(GIVEN EXERCISE):
Starting at the line that contains "Convert this diagram to TikZ code." and stopping at the line that contains "(deptitle) at (892,146)", repeat every line exactly, the two end lines included, and nothing else.

"""

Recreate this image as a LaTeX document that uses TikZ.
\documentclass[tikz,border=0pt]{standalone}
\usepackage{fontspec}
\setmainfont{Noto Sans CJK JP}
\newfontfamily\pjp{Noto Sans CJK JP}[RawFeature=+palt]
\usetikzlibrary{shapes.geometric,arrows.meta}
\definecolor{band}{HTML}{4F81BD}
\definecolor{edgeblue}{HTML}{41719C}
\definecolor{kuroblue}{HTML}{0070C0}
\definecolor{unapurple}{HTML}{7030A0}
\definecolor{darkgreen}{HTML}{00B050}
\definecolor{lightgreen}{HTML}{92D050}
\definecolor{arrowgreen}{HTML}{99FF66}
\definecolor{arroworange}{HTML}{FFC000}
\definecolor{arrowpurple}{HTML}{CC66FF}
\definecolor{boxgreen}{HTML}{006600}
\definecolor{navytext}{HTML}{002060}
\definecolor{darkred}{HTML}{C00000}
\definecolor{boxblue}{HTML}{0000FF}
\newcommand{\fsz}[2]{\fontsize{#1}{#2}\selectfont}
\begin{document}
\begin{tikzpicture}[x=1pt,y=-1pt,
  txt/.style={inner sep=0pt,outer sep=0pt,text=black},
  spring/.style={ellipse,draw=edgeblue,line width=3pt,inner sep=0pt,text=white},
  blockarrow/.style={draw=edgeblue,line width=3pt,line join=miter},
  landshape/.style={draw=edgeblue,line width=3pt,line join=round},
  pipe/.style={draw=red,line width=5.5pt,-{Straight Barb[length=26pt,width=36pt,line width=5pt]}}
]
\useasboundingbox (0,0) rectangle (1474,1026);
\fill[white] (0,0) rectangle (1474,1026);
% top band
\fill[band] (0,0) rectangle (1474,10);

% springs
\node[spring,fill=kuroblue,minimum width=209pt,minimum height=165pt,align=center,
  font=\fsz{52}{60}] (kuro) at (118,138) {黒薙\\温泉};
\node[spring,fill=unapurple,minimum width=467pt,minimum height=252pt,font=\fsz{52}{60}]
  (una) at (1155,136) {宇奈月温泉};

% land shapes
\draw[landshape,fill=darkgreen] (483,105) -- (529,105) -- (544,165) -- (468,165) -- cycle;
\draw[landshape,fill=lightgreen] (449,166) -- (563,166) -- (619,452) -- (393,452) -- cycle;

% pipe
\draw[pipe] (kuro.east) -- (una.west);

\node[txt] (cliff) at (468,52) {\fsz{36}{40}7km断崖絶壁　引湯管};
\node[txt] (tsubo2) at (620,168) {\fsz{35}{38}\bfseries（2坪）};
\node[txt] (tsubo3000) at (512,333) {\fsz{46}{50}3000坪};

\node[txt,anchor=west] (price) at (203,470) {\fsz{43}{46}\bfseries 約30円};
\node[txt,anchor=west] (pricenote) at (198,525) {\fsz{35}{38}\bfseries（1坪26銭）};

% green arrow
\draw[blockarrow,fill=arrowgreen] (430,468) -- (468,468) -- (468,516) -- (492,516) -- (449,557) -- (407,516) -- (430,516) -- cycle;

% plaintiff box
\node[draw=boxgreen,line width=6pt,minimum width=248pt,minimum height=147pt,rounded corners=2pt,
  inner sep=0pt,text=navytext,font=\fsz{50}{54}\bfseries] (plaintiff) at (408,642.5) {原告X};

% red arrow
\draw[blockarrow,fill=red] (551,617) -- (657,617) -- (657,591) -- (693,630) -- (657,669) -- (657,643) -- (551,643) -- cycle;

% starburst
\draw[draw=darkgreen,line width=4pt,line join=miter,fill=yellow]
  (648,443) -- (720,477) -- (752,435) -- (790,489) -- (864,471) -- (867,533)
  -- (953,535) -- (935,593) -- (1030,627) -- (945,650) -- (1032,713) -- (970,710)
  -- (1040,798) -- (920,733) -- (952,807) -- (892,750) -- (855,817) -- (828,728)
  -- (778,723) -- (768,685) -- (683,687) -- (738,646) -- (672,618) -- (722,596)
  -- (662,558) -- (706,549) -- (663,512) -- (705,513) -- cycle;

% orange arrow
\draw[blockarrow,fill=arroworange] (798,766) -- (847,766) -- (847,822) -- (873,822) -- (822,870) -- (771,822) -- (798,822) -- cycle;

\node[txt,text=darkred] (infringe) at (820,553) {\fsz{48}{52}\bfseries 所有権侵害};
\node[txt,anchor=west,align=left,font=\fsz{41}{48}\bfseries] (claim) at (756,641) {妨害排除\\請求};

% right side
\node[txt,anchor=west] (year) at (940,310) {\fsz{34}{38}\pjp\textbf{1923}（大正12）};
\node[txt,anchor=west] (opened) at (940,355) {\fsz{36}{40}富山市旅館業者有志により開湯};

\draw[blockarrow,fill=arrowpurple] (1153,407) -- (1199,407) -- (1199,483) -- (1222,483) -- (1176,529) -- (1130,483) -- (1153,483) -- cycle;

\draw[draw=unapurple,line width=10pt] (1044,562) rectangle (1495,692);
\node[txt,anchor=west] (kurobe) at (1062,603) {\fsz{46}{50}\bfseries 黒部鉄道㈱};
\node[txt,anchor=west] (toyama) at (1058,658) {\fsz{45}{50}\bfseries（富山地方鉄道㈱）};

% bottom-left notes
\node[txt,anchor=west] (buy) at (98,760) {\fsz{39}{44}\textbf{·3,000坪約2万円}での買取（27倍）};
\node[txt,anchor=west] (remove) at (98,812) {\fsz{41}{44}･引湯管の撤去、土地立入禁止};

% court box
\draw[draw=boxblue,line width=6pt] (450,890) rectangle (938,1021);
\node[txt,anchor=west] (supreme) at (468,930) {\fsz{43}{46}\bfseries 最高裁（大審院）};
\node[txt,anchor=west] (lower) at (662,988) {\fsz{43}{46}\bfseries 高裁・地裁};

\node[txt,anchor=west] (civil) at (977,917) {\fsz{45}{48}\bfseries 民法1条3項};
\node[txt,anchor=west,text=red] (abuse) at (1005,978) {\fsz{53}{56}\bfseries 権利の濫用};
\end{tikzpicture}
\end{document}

"""
"""

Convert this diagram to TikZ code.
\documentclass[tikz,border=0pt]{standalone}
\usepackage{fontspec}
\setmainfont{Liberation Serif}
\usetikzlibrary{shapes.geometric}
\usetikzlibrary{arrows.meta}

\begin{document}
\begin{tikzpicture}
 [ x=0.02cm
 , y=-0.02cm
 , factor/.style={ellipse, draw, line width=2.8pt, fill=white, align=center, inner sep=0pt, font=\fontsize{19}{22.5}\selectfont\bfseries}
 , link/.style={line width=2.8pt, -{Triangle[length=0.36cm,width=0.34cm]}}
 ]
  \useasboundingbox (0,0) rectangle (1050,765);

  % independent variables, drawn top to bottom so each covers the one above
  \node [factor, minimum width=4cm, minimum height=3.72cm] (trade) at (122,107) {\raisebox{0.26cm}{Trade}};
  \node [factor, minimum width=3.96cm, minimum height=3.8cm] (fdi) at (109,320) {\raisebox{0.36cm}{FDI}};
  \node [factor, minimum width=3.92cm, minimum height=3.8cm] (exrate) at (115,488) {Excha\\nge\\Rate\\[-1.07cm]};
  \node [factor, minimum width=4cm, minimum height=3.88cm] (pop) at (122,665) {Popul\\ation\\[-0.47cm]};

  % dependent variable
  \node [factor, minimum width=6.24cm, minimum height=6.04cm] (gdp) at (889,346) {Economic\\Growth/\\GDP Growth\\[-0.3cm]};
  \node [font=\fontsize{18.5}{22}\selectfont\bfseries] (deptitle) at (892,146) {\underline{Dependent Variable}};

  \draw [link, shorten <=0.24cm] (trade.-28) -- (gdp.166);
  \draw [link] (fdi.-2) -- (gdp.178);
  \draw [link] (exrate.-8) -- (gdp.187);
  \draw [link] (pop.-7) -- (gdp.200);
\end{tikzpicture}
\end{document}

"""

(EXPECTED ANSWER):
Convert this diagram to TikZ code.
\documentclass[tikz,border=0pt]{standalone}
\usepackage{fontspec}
\setmainfont{Liberation Serif}
\usetikzlibrary{shapes.geometric}
\usetikzlibrary{arrows.meta}

\begin{document}
\begin{tikzpicture}
 [ x=0.02cm
 , y=-0.02cm
 , factor/.style={ellipse, draw, line width=2.8pt, fill=white, align=center, inner sep=0pt, font=\fontsize{19}{22.5}\selectfont\bfseries}
 , link/.style={line width=2.8pt, -{Triangle[length=0.36cm,width=0.34cm]}}
 ]
  \useasboundingbox (0,0) rectangle (1050,765);

  % independent variables, drawn top to bottom so each covers the one above
  \node [factor, minimum width=4cm, minimum height=3.72cm] (trade) at (122,107) {\raisebox{0.26cm}{Trade}};
  \node [factor, minimum width=3.96cm, minimum height=3.8cm] (fdi) at (109,320) {\raisebox{0.36cm}{FDI}};
  \node [factor, minimum width=3.92cm, minimum height=3.8cm] (exrate) at (115,488) {Excha\\nge\\Rate\\[-1.07cm]};
  \node [factor, minimum width=4cm, minimum height=3.88cm] (pop) at (122,665) {Popul\\ation\\[-0.47cm]};

  % dependent variable
  \node [factor, minimum width=6.24cm, minimum height=6.04cm] (gdp) at (889,346) {Economic\\Growth/\\GDP Growth\\[-0.3cm]};
  \node [font=\fontsize{18.5}{22}\selectfont\bfseries] (deptitle) at (892,146) {\underline{Dependent Variable}};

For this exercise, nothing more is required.